EXTRACTED MATERIAL -

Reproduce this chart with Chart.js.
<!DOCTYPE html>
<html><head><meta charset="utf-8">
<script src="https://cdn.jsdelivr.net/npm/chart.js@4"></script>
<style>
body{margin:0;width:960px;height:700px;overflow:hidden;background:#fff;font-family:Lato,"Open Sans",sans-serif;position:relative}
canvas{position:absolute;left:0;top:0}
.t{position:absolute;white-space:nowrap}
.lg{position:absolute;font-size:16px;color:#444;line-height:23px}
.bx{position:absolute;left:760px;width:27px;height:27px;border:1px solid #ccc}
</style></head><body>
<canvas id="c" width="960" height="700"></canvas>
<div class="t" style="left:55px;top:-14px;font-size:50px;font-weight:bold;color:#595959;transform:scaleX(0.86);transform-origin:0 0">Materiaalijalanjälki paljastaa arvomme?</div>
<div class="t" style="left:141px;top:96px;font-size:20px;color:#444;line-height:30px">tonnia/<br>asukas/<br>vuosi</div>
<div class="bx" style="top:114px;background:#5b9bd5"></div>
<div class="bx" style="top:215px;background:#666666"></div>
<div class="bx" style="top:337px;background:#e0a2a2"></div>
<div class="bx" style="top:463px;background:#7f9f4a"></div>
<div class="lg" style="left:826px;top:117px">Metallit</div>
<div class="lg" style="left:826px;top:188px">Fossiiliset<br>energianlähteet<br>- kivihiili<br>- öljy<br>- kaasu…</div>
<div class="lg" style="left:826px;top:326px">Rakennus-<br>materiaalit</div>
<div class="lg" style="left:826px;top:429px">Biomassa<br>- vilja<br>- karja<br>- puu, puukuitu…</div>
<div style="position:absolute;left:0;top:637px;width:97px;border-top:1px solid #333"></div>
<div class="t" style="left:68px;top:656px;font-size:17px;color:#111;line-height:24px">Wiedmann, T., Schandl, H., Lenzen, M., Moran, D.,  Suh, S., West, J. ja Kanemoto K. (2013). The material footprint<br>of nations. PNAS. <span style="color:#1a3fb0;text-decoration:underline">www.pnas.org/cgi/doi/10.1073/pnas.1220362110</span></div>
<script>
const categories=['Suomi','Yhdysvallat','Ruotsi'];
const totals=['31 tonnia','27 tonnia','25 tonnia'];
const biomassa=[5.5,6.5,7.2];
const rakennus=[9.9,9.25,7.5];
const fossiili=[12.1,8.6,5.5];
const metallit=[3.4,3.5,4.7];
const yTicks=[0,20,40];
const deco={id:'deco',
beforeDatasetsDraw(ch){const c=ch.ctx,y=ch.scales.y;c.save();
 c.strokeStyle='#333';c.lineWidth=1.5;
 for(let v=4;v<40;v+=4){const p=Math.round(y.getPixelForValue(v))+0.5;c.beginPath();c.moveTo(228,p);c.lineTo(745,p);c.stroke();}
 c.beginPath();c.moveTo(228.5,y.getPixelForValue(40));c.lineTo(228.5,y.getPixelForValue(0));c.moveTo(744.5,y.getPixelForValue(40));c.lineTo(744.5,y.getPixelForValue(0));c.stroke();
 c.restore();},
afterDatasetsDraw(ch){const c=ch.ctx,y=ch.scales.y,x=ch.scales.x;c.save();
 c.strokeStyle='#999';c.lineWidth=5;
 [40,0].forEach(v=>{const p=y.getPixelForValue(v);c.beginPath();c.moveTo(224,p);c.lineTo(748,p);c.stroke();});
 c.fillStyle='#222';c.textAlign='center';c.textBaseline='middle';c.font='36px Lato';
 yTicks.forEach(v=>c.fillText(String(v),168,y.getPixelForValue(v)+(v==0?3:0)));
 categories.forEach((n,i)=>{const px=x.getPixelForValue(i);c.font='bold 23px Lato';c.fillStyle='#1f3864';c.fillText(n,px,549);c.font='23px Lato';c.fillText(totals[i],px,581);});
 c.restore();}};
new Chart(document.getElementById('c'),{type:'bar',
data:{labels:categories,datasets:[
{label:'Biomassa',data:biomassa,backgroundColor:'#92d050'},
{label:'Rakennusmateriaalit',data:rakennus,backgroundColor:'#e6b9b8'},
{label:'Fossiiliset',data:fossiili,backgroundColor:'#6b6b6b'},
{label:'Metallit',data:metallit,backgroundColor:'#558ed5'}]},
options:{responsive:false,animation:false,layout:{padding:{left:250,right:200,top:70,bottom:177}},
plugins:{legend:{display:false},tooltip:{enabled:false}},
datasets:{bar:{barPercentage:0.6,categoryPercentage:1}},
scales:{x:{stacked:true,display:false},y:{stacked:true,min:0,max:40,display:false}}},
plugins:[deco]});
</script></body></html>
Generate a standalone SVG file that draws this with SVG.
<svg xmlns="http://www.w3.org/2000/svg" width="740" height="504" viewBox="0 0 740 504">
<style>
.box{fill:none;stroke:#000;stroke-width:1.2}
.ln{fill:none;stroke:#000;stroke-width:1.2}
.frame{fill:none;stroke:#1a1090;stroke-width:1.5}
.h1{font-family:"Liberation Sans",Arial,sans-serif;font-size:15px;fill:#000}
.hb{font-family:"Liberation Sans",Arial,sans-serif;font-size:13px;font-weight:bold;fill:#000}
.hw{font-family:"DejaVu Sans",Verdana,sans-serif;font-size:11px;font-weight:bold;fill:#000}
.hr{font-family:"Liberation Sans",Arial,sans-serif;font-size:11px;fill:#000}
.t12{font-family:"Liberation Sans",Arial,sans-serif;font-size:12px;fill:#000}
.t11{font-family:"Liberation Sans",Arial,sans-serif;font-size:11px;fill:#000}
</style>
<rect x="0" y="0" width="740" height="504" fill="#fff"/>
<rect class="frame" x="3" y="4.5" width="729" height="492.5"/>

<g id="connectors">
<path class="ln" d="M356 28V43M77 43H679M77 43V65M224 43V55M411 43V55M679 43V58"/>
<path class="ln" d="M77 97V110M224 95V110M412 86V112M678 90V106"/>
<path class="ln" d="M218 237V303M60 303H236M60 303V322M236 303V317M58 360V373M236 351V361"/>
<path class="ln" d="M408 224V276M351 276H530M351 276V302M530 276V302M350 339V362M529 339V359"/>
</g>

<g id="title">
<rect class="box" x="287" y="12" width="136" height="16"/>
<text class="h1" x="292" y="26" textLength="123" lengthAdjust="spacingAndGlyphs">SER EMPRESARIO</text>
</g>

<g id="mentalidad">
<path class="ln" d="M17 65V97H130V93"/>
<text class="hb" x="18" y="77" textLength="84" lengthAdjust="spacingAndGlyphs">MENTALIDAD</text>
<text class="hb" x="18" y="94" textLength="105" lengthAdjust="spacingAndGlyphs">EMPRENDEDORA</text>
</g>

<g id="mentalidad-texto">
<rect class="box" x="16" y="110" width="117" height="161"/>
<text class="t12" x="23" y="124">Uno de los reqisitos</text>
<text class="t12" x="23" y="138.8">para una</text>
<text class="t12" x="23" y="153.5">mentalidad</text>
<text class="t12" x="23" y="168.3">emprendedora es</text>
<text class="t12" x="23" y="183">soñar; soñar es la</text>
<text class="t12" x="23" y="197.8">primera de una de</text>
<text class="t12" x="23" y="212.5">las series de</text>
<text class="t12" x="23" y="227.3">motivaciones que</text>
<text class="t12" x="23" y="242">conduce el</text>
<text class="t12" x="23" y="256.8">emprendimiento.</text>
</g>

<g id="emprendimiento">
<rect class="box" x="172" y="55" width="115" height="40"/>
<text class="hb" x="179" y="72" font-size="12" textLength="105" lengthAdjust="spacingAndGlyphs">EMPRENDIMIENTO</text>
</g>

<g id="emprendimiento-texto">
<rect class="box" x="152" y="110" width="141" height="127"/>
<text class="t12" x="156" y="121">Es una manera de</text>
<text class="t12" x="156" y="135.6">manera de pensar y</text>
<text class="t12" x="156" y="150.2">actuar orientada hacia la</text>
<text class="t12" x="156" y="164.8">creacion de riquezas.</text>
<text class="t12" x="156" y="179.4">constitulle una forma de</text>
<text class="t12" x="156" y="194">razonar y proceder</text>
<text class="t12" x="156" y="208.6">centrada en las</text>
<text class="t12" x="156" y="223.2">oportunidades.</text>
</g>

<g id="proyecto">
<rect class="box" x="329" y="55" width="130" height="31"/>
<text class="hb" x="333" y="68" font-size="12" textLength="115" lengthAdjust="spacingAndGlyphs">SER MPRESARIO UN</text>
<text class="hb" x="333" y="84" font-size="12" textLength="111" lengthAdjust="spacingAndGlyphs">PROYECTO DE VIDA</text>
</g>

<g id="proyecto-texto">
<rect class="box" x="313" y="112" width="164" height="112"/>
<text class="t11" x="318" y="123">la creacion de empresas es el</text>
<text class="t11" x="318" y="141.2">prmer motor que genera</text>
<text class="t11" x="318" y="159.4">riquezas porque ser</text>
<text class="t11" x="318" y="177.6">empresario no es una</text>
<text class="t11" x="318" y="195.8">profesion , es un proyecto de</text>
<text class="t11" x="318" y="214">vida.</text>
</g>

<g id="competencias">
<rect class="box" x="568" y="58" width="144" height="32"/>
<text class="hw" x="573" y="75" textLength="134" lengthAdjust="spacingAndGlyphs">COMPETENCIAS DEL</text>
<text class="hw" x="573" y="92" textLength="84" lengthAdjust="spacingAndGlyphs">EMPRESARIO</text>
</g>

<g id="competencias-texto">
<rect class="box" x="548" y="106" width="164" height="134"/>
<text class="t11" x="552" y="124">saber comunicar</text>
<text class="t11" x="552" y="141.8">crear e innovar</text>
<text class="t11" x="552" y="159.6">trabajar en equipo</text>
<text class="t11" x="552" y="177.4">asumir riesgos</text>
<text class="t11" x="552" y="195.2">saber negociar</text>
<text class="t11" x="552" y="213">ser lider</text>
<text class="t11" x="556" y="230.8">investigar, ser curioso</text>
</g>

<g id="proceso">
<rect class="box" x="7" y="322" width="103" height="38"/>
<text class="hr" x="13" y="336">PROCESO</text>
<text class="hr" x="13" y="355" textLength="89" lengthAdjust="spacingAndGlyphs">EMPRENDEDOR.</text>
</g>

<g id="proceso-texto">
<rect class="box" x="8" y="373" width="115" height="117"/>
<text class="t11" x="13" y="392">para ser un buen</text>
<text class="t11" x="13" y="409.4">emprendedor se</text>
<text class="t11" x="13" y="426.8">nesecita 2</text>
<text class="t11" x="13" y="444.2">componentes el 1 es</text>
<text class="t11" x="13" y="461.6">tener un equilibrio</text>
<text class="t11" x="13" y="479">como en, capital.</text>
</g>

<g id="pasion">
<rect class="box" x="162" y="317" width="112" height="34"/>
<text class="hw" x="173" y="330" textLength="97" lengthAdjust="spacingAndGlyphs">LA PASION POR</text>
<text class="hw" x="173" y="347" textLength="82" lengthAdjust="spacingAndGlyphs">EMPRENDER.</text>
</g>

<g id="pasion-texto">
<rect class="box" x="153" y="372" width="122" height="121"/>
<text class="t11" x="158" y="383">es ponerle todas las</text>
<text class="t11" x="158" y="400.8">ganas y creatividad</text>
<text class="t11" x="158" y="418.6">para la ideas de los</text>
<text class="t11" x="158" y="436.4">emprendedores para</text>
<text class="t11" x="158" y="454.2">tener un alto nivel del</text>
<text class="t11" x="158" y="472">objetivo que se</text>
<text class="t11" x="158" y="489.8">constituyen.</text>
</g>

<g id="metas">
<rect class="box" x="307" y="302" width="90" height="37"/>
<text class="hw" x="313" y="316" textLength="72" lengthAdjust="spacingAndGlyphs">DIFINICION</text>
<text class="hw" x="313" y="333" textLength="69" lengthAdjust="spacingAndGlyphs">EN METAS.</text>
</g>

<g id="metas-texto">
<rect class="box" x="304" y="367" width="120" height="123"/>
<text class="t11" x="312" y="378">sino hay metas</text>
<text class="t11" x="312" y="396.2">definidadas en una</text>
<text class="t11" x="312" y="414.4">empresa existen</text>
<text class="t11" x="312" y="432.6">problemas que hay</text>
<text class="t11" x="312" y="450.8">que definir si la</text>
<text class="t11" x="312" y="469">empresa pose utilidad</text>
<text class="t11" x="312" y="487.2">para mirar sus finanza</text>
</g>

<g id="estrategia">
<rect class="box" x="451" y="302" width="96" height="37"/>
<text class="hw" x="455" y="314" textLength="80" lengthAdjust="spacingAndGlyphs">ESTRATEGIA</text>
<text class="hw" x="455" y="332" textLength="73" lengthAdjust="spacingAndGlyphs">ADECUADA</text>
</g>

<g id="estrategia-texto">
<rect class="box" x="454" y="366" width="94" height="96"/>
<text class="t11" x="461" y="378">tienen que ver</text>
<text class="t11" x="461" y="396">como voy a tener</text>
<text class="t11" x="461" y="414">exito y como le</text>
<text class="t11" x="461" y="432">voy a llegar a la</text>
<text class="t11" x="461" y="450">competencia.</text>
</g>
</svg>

INSTRUCTIONS TO FOLLOW -
Of the lines in the data, how many hold the string "with"? State the number, nothing else.

SOLUTION -
2